When $\ell=p$ and $\rho$ is trivial on the wild inertia subgroup, is it the case that $\rho$ is necessarily de Rham?

What seems clear to me is that if one assumes that $\rho$ is Hodge-Tate, then the only Hodge-Tate weight is zero. If indeed $\rho$ were de Rham = pst, then the associated filtered $(\phi,N)$-module would have trivial filtration, and so one ``ought" to be able to recover it from the attached Weil-Deligne representation. In other words, the classification of $p$-adic representations of $G_{\mathbf{Q}_{\ell}}$ for $\ell\neq p$ is literally the same as the case $\ell=p$, provided one throws in the (rather drastic) condition that wild inertia is killed (or at least some open subgroup of it is killed).

Does this sound correct?

Answer 1

It's true that if $\rho$ is tamely ramified, then $\rho$ is de Rham. In fact, it's even potentially crystalline with all Hodge-Tate weights equal to 0.

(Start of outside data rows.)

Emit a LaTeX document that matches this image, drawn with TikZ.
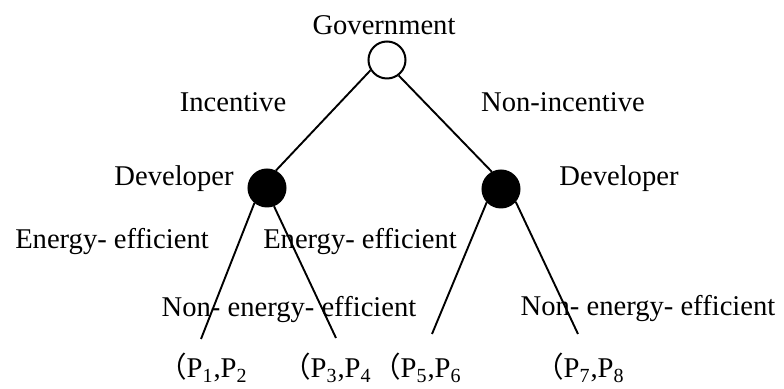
\documentclass[tikz,border=0pt]{standalone}
\usepackage{fontspec}
\setmainfont{Liberation Serif}
\newfontfamily\cjk{Noto Sans CJK SC}
\begin{document}
\begin{tikzpicture}[x=0.5pt,y=-0.5pt,
  lbl/.style={font=\fontsize{14.3pt}{16pt}\selectfont, inner sep=0pt, anchor=base},
  pay/.style={font=\fontsize{14.3pt}{16pt}\selectfont, inner sep=0pt, anchor=base east},
  chance/.style={circle, draw, line width=1pt, fill=white, minimum size=18.5pt, inner sep=0pt},
  decide/.style={circle, draw, line width=1pt, fill=black, minimum size=18.5pt, inner sep=0pt},
  branch/.style={line width=0.95pt}]
\useasboundingbox (0,0) rectangle (784,389);
% nodes
\node[chance] (gov) at (387,60) {};
\node[decide] (devL) at (267,188) {};
\node[decide] (devR) at (501,189) {};
\coordinate (l1) at (201,339);
\coordinate (l2) at (336,338);
\coordinate (l3) at (432,334);
\coordinate (l4) at (578,334);
% connectors
\draw[branch] (gov.212) -- (devL.63);
\draw[branch] (gov.307) -- (devR.118);
\draw[branch] (devL.230) -- (l1);
\draw[branch] (devL.291) -- (l2);
\draw[branch] (devR.223) -- (l3);
\draw[branch] (devR.319) -- (l4);
% labels
\node[lbl] (tgov) at (384,35) {Government};
\node[lbl] (tinc) at (233,112) {Incentive};
\node[lbl] (tninc) at (563,112) {Non-incentive};
\node[lbl] (tdevL) at (174,186) {Developer};
\node[lbl] (tdevR) at (619,186) {Developer};
\node[lbl] (te1) at (112,249) {Energy- efficient};
\node[lbl] (te2) at (360,249) {Energy- efficient};
\node[lbl] (tn1) at (289,317) {Non- energy- efficient};
\node[lbl] (tn2) at (648,316) {Non- energy- efficient};
% payoffs
\node[pay] (p12) at (248,378) {{\cjk （}P\textsubscript{1},P\textsubscript{2}};
\node[pay] (p34) at (372,378) {{\cjk （}P\textsubscript{3},P\textsubscript{4}};
\node[pay] (p56) at (462,378) {{\cjk （}P\textsubscript{5},P\textsubscript{6}};
\node[pay] (p78) at (625,378) {{\cjk （}P\textsubscript{7},P\textsubscript{8}};
\end{tikzpicture}
\end{document}
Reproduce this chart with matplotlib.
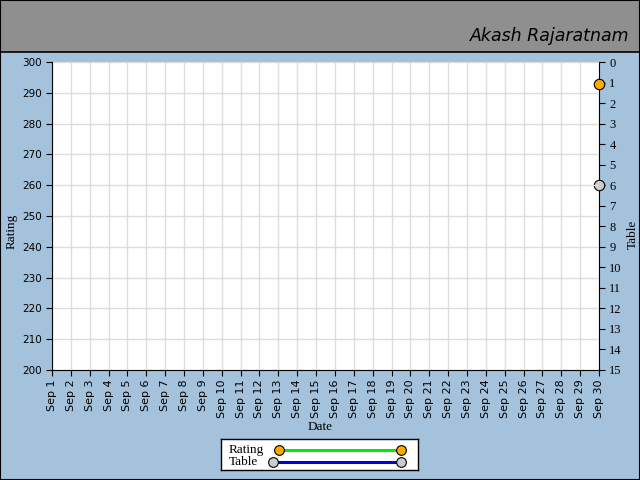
import matplotlib
matplotlib.use("Agg")
import matplotlib.pyplot as plt
from matplotlib.patches import Rectangle
from matplotlib.lines import Line2D

# data
days = list(range(1, 31))
day_labels = ["Sep %d" % d for d in days]
rating_days = [30]
rating = [293]
table_days = [30]
table = [6]
rating_ticks = list(range(200, 301, 10))
table_ticks = list(range(0, 16))

bg = '#a4c2dc'
fig = plt.figure(figsize=(6.4, 4.8), dpi=100, facecolor=bg)

# title bar
fig.patches.append(Rectangle((0, 1 - 52/480), 1, 52/480, transform=fig.transFigure,
                             facecolor='#8f8f8f', edgecolor='none', zorder=0))
fig.add_artist(Line2D([0, 1], [1 - 52/480, 1 - 52/480], transform=fig.transFigure,
                      color='black', lw=1.2))
fig.text(629/640, 1 - 36/480, "Akash Rajaratnam", ha='right', va='center',
         fontsize=12.5, family='DejaVu Sans', style='italic', fontweight='light')

ax = fig.add_axes([52/640, 1 - 370/480, 547/640, 308/480])
ax.set_xlim(1, 30)
ax.set_ylim(200, 300)
ax.set_xticks(days)
ax.set_xticklabels(day_labels, rotation=90, fontsize=8, family='DejaVu Sans')
ax.set_yticks(rating_ticks)
ax.tick_params(axis='y', labelsize=7.5, length=4, direction='out')
ax.tick_params(axis='x', length=4, direction='out', pad=3)
ax.grid(True, color='#dddddd', lw=1)
ax.spines['top'].set_visible(False)
ax.spines['right'].set_visible(False)
ax.set_xlabel('Date', family='Liberation Serif', fontsize=9.5)
ax.set_ylabel('Rating', family='Liberation Serif', fontsize=9.5)
ax.xaxis.set_label_coords(268/547, -0.165)
ax.yaxis.set_label_coords(-0.062, 0.45)

ax2 = ax.twinx()
ax2.set_ylim(15, 0)
ax2.set_yticks(table_ticks)
ax2.tick_params(axis='y', length=4, direction='out')
for lab in ax2.get_yticklabels():
    lab.set_family('Liberation Serif')
    lab.set_fontsize(9)
for s in ['top', 'left', 'bottom']:
    ax2.spines[s].set_visible(False)
ax2.set_ylabel('Table', family='Liberation Serif', fontsize=9.5)
ax2.yaxis.set_label_coords(1.051, 0.44)

# rating axes on top so its marker covers the right spine
ax2.set_zorder(1)
ax.set_zorder(2)
ax.patch.set_visible(False)
ax2.patch.set_visible(True)
ax2.patch.set_facecolor('white')


def series(a, x, y, line, face):
    ls = '-' if len(x) > 1 else 'none'
    a.plot(x, y, color=line, lw=2, ls=ls, marker='o', ms=7.5,
           mfc=face, mec='black', mew=0.8, clip_on=False, zorder=5)


series(ax, rating_days, rating, '#00ee00', '#ffaa00')
series(ax2, table_days, table, '#0000dd', '#cccccc')

# legend box
lg = fig.add_axes([221/640, 1 - 470/480, 197/640, 31/480])
lg.set_xlim(0, 197)
lg.set_ylim(31, 0)
lg.set_xticks([])
lg.set_yticks([])
for s in lg.spines.values():
    s.set_linewidth(1)
lg.text(8, 11, 'Rating', va='center', ha='left', family='Liberation Serif', fontsize=9.5)
lg.text(8, 23, 'Table', va='center', ha='left', family='Liberation Serif', fontsize=9.5)
lg.plot([58, 180], [11, 11], color='#00ee00', lw=2.2, marker='o', ms=7,
        mfc='#ffaa00', mec='black', mew=0.8, clip_on=False)
lg.plot([52, 180], [23, 23], color='#0000dd', lw=2.2, marker='o', ms=7,
        mfc='#cccccc', mec='black', mew=0.8, clip_on=False)

# outer border
fig.patches.append(Rectangle((0, 0), 1, 1, transform=fig.transFigure, fill=False,
                             edgecolor='black', lw=1.5, zorder=10))

fig.savefig('out.png', dpi=100, facecolor=bg)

First, note that $\rho(I_{\mathbb Q_p})$ is finite. The reason is that the image of $\rho$ lands in $GL_n(\mathbb Z_p)$, which has a pro-$p$ subgroup of finite index, namely the principal congruence subgroup $1+pM_n(\mathbb Z_p)$. Since $I_{\mathbb Q_p} \to GL_n(\mathbb Z_p)$ factors through a prime-to-$p$ group (tame inertia) by assumption, $\rho(I_{\mathbb Q_p})$ injects into $GL_n(\mathbb F_p)$, hence it is finite.

It follows that there is a finite extension $K/\mathbb Q_p$ such that $\rho|_{I_K}$ is trivial. (The kernel of ($\rho$ restricted to $I_{{\mathbb Q}_p}$) corresponds to a finite (tame) extension of $\mathbb Q_p^{nr}$ and we can choose $K$ such that that extension is contained in $\mathbb Q_p^{nr} \cdot K$.)

It's a general fact that $\rho|_{I_K}$ crystalline implies $\rho|_{G_K}$ crystalline, hence $\rho$ is potentially crystalline. (Added: this follows from Hilbert's theorem 90. If $L/K$ is a Galois extension and $Gal(L/K)$ acts semilinearly and continuously on a finite-dimensional $L$-vector space $V$, then $V$ has a basis that is $Gal(L/K)$-invariant.)

In particular, you only get WD representations with $N = 0$.